Counsel for Mr Michael Lowry has complained about "loaded" questions being asked by the tribunal which presumed that the former minister had a preferred outcome to the 1995 second mobile-phone licence competition.
The chairman of the tribunal, Mr Justice Moriarty, said he noted the objection but did not accept that questions asked by the tribunal involved any inferences of the type alleged.
Mr Rossa Fanning, for Mr Lowry, said counsel for Mr Lowry were not attending every day of the evidence of Mr Martin Brennan, the civil servant who chaired the team which selected the winner of the 1995 competition. He said a "resources difficulty" had been "fully aired" in correspondence with the tribunal solicitor, Mr John Davis.
Mr Fanning said he wanted to object in relation to a question put to the witness, Mr Brennan, by tribunal counsel, Mr Jerry Healy SC, on Wednesday.

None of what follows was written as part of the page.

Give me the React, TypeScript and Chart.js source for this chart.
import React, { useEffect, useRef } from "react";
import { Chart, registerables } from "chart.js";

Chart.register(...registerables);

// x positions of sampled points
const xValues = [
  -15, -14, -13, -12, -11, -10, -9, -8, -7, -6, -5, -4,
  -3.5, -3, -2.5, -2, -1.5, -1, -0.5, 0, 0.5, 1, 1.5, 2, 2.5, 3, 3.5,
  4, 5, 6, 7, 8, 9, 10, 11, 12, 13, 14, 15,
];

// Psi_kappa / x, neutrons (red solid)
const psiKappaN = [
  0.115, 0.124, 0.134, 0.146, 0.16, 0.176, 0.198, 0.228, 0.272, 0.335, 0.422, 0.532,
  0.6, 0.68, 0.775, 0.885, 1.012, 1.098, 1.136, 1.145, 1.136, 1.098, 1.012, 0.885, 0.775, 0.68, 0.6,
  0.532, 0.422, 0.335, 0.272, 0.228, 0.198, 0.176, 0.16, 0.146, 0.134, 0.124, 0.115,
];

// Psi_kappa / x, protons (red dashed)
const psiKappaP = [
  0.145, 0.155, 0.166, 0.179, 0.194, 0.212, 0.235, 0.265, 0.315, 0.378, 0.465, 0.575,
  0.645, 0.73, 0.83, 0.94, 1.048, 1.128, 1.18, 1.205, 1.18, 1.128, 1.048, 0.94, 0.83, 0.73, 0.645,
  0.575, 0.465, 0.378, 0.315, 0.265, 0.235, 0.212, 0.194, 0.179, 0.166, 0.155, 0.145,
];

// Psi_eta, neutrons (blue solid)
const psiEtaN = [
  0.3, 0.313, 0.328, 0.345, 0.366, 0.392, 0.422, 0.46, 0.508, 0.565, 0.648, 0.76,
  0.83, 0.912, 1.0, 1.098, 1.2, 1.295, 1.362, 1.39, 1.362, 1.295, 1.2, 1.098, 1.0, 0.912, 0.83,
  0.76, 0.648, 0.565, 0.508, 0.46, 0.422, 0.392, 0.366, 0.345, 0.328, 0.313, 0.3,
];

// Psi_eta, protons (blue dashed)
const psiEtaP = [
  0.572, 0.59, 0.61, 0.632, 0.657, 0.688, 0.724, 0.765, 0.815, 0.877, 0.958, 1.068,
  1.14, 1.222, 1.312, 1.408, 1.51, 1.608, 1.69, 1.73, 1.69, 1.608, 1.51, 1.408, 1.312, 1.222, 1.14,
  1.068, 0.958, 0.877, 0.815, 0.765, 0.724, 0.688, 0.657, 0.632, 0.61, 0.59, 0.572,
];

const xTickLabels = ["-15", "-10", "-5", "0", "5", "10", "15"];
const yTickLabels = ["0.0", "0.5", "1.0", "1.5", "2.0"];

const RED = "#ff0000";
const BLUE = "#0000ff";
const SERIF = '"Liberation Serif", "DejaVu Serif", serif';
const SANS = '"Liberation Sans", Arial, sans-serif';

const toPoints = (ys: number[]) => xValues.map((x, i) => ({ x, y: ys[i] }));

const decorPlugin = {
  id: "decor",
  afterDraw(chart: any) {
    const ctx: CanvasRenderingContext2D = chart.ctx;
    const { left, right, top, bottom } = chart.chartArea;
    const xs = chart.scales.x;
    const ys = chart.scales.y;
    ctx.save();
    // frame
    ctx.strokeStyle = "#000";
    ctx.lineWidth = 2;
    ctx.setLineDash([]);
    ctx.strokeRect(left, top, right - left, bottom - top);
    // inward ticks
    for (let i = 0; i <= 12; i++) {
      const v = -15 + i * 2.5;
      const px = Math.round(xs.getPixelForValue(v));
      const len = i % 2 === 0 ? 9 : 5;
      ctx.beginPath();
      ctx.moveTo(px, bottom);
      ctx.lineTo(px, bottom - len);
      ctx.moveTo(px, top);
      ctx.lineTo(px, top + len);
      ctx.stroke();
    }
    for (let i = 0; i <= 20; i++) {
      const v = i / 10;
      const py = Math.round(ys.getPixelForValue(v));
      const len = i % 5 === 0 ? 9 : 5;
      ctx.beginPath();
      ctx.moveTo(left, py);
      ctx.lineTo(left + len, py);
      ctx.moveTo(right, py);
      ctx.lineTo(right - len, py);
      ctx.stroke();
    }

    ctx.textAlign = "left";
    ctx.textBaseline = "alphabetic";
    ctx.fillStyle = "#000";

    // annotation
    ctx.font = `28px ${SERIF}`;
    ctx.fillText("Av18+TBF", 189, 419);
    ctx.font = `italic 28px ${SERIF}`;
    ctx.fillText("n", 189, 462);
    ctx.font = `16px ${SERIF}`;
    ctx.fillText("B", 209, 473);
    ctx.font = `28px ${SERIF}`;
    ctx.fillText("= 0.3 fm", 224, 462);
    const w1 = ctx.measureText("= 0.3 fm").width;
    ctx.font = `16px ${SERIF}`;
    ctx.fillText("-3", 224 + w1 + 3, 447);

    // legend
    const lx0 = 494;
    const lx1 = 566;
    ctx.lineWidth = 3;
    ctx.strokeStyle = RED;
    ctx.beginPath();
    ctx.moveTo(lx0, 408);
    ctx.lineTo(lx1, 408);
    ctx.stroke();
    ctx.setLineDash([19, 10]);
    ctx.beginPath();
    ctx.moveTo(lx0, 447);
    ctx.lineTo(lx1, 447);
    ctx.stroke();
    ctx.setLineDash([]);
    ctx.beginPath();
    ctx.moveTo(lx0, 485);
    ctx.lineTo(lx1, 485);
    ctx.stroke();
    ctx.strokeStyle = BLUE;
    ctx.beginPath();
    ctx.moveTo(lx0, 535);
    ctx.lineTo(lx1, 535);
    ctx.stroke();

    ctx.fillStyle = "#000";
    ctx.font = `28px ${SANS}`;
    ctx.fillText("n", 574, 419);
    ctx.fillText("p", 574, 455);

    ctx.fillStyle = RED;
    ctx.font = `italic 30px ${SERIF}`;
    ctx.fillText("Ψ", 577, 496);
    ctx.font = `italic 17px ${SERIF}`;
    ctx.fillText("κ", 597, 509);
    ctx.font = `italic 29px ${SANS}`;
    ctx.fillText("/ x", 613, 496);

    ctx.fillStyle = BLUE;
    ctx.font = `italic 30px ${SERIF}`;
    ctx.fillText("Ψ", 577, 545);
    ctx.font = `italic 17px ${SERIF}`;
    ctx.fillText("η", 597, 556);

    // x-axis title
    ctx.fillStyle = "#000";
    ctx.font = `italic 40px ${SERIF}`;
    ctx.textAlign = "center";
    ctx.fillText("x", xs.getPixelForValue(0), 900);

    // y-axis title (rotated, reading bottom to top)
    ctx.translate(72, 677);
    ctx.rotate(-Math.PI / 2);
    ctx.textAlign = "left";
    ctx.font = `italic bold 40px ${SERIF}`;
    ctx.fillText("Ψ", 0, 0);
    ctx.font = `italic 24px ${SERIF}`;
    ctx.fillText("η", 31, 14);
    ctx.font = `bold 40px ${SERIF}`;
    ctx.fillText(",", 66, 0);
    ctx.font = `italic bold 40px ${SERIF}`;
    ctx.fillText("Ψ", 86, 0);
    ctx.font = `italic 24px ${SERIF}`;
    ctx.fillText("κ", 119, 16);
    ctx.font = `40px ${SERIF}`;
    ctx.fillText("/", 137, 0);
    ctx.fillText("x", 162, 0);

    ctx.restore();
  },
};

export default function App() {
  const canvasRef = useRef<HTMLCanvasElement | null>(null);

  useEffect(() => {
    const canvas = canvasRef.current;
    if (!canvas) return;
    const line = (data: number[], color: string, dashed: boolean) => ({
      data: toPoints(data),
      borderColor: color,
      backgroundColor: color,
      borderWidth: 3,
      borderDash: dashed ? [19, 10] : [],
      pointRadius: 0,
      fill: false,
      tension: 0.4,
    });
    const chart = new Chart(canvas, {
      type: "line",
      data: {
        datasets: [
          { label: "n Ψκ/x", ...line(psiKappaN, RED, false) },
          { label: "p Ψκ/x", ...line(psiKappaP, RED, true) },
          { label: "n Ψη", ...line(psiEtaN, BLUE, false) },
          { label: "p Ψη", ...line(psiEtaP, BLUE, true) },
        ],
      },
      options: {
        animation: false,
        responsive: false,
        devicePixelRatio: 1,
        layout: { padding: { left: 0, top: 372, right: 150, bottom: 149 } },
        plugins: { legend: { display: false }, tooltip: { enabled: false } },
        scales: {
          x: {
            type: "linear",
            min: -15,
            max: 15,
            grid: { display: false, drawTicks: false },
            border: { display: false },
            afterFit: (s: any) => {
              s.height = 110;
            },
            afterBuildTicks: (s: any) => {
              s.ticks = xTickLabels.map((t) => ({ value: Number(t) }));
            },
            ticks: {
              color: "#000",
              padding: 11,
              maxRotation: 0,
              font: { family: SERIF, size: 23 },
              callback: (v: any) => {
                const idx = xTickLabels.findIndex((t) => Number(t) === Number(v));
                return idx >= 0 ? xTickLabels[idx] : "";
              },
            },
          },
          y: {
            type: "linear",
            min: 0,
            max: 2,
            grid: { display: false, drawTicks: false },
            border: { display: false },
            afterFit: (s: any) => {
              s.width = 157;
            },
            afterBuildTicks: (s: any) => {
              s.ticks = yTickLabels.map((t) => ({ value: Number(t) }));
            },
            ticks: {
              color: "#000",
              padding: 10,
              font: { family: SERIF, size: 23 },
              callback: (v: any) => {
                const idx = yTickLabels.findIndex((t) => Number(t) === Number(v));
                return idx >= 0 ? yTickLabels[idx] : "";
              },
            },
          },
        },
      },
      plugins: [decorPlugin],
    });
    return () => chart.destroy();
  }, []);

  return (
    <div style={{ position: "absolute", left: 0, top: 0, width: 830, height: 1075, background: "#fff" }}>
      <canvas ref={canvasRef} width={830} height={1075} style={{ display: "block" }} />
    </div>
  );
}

The question concerned a memo which was prepared for Mr Lowry prior to his seeking clearance from government colleagues for the announcement on October 25th, 1995, that Esat Digifone had won the licence competition.

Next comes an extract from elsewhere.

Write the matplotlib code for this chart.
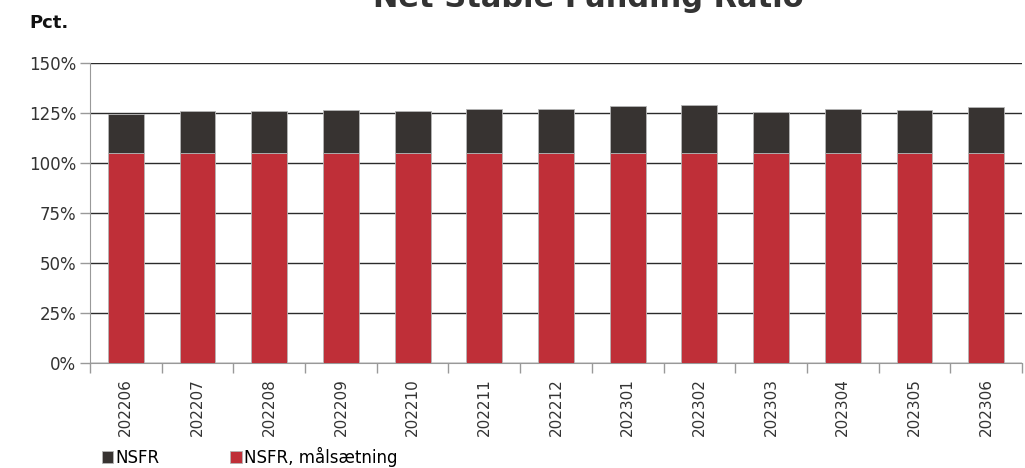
import numpy as np
import matplotlib.pyplot as plt
from matplotlib.ticker import FuncFormatter, FixedLocator

# data
months = ["202206", "202207", "202208", "202209", "202210", "202211", "202212",
          "202301", "202302", "202303", "202304", "202305", "202306"]
nsfr = [124.3, 125.8, 126.2, 126.3, 125.9, 127.2, 127.0,
        128.7, 129.0, 125.3, 127.2, 126.7, 127.8]
target = [105, 105, 105, 105, 105, 105, 105, 105, 105, 105, 105, 105, 105]

RED = "#BF2F38"
DARK = "#373331"
EDGE = "#B5B5B5"

plt.rcParams["font.family"] = ["DejaVu Sans"]

fig = plt.figure(figsize=(10.25, 4.68), dpi=100)
ax = fig.add_axes([90 / 1025, 1 - 363 / 468, 932 / 1025, 300 / 468])

x = np.arange(len(months))
above = np.array(nsfr) - np.array(target)
ax.bar(x, target, width=0.5, color=RED, edgecolor=EDGE, linewidth=0.6,
       label="NSFR, målsætning", zorder=3)
ax.bar(x, above, width=0.5, bottom=target, color=DARK, edgecolor=EDGE,
       linewidth=0.6, label="NSFR", zorder=3)

ax.set_xlim(-0.5, len(months) - 0.5)
ax.set_ylim(0, 150)
ax.set_yticks(np.arange(0, 151, 25))
ax.yaxis.set_major_formatter(FuncFormatter(lambda v, p: f"{int(v)}%"))
ax.grid(axis="y", color="#2b2b2b", linewidth=1.0, zorder=0)
ax.set_axisbelow(True)

ax.set_xticks(x)
ax.set_xticklabels(months, rotation=90, fontsize=11, color="#333333")
ax.tick_params(axis="x", length=0, pad=11)
ax.xaxis.set_minor_locator(FixedLocator(np.arange(-0.5, len(months), 1.0)))
ax.tick_params(axis="x", which="minor", length=7, color="#999999", width=1)
ax.tick_params(axis="y", length=7, color="#999999", width=1, labelsize=12,
               labelcolor="#333333", pad=3)

for s in ["top", "right"]:
    ax.spines[s].set_visible(False)
ax.spines["left"].set_color("#999999")
ax.spines["bottom"].set_color("#999999")

fig.text(29 / 1025, 1 - 23 / 468, "Pct.", fontsize=13, fontweight="bold",
         va="center", ha="left", color="#111111")
fig.text(588 / 1025, 1 - 7 / 468, "Net Stable Funding Ratio", fontsize=22,
         fontweight="bold", va="baseline", ha="center", color="#333333")

h, l = ax.get_legend_handles_labels()
fig.legend(h[::-1], l[::-1], loc="lower left", bbox_to_anchor=(95 / 1025, -0.012),
           ncol=2, frameon=False, fontsize=12, handlelength=0.7, handleheight=0.7,
           handletextpad=0.15, columnspacing=4.2, borderaxespad=0)

fig.savefig("out.png", dpi=100)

Mr Fanning said the question included the statement that the minister was "being provided with a version of the [assessment team's report] which he wanted" and that he wanted to have a "clear-cut result" which would have to be accepted by the cabinet. He said the question presupposed Mr Lowry had a preferred outcome to the competition process. There had been no evidence to date that such was the case.
Mr Fanning said the question was put in "loaded terms" and that Mr Healy had strayed into an "adjudicative" role which was illegitimate and which was reserved for the chairman. He asked that the question be withdrawn or changed.
He also said he agreed with the point made earlier by Mr Eoin McGonagle SC, for Mr O'Brien, that "not one scintilla of evidence of wrongdoing" by Mr Lowry had yet been heard in the current module of the tribunal.
Mr Justice Moriarty, in response, said Mr Healy's task in questioning Mr Brennan was to probe a number of possible situations. He said he had certainly not made up his mind in any way adverse to Mr Lowry and would not remotely do so until he had heard all the evidence.
He said it was incorrect to criticise Mr Healy for his adopting judgmental formulas necessary for the task of examining the witness.